#### Data segment

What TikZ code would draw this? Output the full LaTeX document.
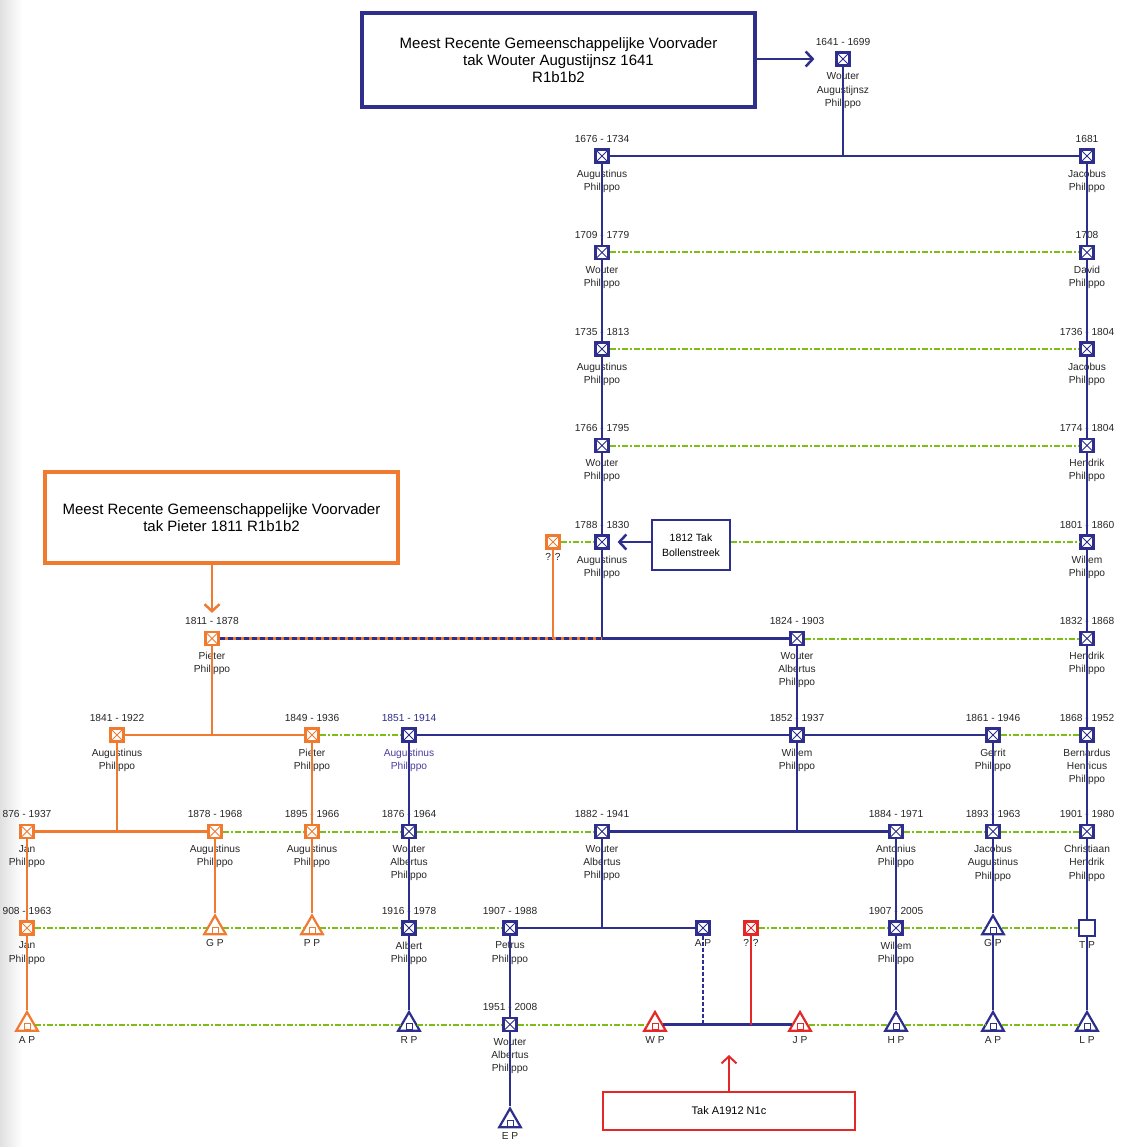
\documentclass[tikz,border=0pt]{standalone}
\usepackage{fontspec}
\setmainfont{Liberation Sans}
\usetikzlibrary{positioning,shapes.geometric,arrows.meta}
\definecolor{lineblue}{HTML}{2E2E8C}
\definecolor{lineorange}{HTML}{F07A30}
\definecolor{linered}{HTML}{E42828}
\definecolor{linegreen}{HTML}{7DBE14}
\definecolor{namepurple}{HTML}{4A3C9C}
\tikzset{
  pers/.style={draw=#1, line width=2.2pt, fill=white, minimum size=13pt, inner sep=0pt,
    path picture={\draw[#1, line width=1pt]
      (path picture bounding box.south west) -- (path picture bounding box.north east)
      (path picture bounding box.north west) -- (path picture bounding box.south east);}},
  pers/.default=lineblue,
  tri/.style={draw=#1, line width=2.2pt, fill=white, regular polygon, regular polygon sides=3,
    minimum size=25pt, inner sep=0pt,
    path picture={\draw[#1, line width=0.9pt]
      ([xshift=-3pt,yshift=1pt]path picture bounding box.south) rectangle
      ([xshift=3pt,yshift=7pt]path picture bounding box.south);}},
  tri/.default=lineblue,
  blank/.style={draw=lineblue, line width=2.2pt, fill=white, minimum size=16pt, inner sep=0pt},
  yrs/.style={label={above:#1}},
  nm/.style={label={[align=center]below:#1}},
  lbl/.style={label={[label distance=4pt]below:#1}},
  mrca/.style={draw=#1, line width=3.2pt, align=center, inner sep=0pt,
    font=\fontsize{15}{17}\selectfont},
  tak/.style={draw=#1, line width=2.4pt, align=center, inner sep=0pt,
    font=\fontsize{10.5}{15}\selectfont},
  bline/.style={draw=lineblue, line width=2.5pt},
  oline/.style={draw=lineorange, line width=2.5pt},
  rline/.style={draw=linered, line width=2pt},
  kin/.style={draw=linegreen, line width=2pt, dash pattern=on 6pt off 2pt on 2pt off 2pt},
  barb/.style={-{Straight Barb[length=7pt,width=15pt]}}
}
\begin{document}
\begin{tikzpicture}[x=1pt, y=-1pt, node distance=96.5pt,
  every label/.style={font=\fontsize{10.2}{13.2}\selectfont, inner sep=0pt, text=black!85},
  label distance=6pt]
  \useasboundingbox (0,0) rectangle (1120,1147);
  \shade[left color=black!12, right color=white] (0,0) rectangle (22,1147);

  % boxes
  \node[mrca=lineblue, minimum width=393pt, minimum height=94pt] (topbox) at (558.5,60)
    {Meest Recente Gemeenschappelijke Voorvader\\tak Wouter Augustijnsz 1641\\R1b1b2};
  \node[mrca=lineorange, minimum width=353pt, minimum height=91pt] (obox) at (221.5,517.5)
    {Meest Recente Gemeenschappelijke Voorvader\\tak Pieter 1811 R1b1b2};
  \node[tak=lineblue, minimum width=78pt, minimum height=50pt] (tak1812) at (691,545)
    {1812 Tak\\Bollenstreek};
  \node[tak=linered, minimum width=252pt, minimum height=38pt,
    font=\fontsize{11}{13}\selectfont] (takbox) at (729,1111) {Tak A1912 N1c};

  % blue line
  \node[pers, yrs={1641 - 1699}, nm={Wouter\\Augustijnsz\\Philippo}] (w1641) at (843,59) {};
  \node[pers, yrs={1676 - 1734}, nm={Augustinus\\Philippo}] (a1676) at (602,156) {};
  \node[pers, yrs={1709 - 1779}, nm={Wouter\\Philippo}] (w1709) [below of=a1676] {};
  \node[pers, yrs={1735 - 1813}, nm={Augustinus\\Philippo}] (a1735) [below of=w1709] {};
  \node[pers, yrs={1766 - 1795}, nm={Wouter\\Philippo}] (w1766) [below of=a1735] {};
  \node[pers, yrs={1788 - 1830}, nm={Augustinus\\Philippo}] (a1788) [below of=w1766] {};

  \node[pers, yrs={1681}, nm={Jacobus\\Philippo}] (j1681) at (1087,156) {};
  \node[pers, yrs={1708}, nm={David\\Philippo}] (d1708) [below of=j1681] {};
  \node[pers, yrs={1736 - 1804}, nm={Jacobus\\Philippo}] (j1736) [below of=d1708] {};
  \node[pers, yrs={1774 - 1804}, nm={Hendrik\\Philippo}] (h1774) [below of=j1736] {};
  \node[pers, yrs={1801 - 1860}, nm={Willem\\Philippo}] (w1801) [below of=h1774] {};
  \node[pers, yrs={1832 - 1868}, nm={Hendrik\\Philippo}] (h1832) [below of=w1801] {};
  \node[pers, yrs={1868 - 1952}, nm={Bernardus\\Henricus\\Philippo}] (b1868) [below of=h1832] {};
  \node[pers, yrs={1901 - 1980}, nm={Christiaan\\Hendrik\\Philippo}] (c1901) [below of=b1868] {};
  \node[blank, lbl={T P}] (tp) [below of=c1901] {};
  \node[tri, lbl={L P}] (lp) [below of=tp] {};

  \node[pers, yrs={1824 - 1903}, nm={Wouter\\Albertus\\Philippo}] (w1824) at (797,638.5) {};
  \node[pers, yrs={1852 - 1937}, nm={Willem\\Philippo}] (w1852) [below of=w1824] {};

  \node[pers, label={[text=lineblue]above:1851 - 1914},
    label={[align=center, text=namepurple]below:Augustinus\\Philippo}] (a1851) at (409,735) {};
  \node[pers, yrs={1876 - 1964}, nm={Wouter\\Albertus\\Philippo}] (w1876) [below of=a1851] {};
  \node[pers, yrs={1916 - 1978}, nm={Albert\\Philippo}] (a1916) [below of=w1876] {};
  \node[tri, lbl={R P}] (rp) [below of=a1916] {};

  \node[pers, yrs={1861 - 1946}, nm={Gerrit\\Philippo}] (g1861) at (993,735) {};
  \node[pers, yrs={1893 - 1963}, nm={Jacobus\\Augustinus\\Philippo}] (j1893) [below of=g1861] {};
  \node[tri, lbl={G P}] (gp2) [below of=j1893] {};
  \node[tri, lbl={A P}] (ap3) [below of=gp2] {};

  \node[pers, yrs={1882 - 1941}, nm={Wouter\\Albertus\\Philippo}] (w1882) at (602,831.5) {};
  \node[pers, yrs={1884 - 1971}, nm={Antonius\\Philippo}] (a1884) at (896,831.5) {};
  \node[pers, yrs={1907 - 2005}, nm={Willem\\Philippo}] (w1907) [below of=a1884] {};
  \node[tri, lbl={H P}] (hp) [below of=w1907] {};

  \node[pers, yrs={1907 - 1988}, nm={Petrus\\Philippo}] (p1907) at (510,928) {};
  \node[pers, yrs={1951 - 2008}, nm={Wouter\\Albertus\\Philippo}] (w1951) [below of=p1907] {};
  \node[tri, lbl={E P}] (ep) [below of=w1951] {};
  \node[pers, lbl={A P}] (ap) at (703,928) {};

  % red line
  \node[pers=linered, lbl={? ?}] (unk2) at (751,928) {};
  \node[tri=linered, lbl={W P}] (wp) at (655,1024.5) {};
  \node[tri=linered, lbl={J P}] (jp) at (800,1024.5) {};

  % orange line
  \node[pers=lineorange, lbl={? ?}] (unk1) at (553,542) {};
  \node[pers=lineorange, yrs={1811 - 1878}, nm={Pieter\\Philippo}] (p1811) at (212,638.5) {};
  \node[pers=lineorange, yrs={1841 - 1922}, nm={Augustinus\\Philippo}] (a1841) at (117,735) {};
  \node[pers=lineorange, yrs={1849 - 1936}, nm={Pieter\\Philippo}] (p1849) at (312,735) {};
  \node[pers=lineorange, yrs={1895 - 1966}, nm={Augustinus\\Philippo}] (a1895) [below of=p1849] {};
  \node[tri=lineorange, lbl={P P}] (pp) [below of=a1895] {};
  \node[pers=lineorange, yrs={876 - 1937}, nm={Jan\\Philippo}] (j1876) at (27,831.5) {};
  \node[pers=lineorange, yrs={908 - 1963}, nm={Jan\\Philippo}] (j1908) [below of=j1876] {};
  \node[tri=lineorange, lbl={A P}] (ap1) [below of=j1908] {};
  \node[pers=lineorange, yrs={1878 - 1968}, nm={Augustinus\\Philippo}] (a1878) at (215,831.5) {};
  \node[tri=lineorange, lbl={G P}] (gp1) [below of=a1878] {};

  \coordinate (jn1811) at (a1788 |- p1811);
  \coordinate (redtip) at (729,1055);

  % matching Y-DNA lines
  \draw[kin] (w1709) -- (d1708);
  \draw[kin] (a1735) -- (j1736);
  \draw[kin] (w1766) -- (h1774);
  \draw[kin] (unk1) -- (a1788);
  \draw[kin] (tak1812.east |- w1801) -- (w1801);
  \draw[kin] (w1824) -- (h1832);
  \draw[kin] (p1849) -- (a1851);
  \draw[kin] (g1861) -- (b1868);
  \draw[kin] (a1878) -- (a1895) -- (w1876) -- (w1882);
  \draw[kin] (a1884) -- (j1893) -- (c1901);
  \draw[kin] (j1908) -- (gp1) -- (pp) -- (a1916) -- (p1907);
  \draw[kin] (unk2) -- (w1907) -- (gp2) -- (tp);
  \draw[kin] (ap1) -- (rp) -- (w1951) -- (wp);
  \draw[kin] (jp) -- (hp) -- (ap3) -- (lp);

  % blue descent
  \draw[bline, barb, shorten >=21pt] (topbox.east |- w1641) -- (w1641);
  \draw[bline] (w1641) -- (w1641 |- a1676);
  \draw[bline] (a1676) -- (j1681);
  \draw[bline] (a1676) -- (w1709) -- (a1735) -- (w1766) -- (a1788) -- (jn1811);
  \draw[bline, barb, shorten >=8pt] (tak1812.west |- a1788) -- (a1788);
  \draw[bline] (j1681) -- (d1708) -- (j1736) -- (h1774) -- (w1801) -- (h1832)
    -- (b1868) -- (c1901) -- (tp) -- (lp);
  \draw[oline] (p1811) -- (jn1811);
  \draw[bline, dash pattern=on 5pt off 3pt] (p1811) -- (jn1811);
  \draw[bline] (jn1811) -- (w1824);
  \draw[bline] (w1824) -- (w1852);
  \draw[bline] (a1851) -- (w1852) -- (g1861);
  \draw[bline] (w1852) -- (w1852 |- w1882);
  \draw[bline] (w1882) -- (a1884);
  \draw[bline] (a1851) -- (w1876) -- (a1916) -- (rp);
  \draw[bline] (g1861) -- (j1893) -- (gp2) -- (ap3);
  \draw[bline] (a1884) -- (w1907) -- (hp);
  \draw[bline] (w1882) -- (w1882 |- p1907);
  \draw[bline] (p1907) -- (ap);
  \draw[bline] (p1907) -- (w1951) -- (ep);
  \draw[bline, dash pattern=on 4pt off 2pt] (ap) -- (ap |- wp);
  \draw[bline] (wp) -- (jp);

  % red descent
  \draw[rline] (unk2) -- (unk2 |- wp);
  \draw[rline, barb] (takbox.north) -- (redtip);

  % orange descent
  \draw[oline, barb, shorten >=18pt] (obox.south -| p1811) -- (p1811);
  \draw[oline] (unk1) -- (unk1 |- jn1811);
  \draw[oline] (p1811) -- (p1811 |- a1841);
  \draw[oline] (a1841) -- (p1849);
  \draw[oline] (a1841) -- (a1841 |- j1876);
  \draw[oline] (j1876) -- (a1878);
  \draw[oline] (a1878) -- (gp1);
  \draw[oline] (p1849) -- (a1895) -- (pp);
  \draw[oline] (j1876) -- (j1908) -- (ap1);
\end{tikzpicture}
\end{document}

########

• [Written request]:
Give again, word for word, every line from the top of the data through the line with "(0,0) rectangle (22,1147);", both ends included, and exclude the pictures.

• [Output of the exercise]:
What TikZ code would draw this? Output the full LaTeX document.
\documentclass[tikz,border=0pt]{standalone}
\usepackage{fontspec}
\setmainfont{Liberation Sans}
\usetikzlibrary{positioning,shapes.geometric,arrows.meta}
\definecolor{lineblue}{HTML}{2E2E8C}
\definecolor{lineorange}{HTML}{F07A30}
\definecolor{linered}{HTML}{E42828}
\definecolor{linegreen}{HTML}{7DBE14}
\definecolor{namepurple}{HTML}{4A3C9C}
\tikzset{
  pers/.style={draw=#1, line width=2.2pt, fill=white, minimum size=13pt, inner sep=0pt,
    path picture={\draw[#1, line width=1pt]
      (path picture bounding box.south west) -- (path picture bounding box.north east)
      (path picture bounding box.north west) -- (path picture bounding box.south east);}},
  pers/.default=lineblue,
  tri/.style={draw=#1, line width=2.2pt, fill=white, regular polygon, regular polygon sides=3,
    minimum size=25pt, inner sep=0pt,
    path picture={\draw[#1, line width=0.9pt]
      ([xshift=-3pt,yshift=1pt]path picture bounding box.south) rectangle
      ([xshift=3pt,yshift=7pt]path picture bounding box.south);}},
  tri/.default=lineblue,
  blank/.style={draw=lineblue, line width=2.2pt, fill=white, minimum size=16pt, inner sep=0pt},
  yrs/.style={label={above:#1}},
  nm/.style={label={[align=center]below:#1}},
  lbl/.style={label={[label distance=4pt]below:#1}},
  mrca/.style={draw=#1, line width=3.2pt, align=center, inner sep=0pt,
    font=\fontsize{15}{17}\selectfont},
  tak/.style={draw=#1, line width=2.4pt, align=center, inner sep=0pt,
    font=\fontsize{10.5}{15}\selectfont},
  bline/.style={draw=lineblue, line width=2.5pt},
  oline/.style={draw=lineorange, line width=2.5pt},
  rline/.style={draw=linered, line width=2pt},
  kin/.style={draw=linegreen, line width=2pt, dash pattern=on 6pt off 2pt on 2pt off 2pt},
  barb/.style={-{Straight Barb[length=7pt,width=15pt]}}
}
\begin{document}
\begin{tikzpicture}[x=1pt, y=-1pt, node distance=96.5pt,
  every label/.style={font=\fontsize{10.2}{13.2}\selectfont, inner sep=0pt, text=black!85},
  label distance=6pt]
  \useasboundingbox (0,0) rectangle (1120,1147);
  \shade[left color=black!12, right color=white] (0,0) rectangle (22,1147);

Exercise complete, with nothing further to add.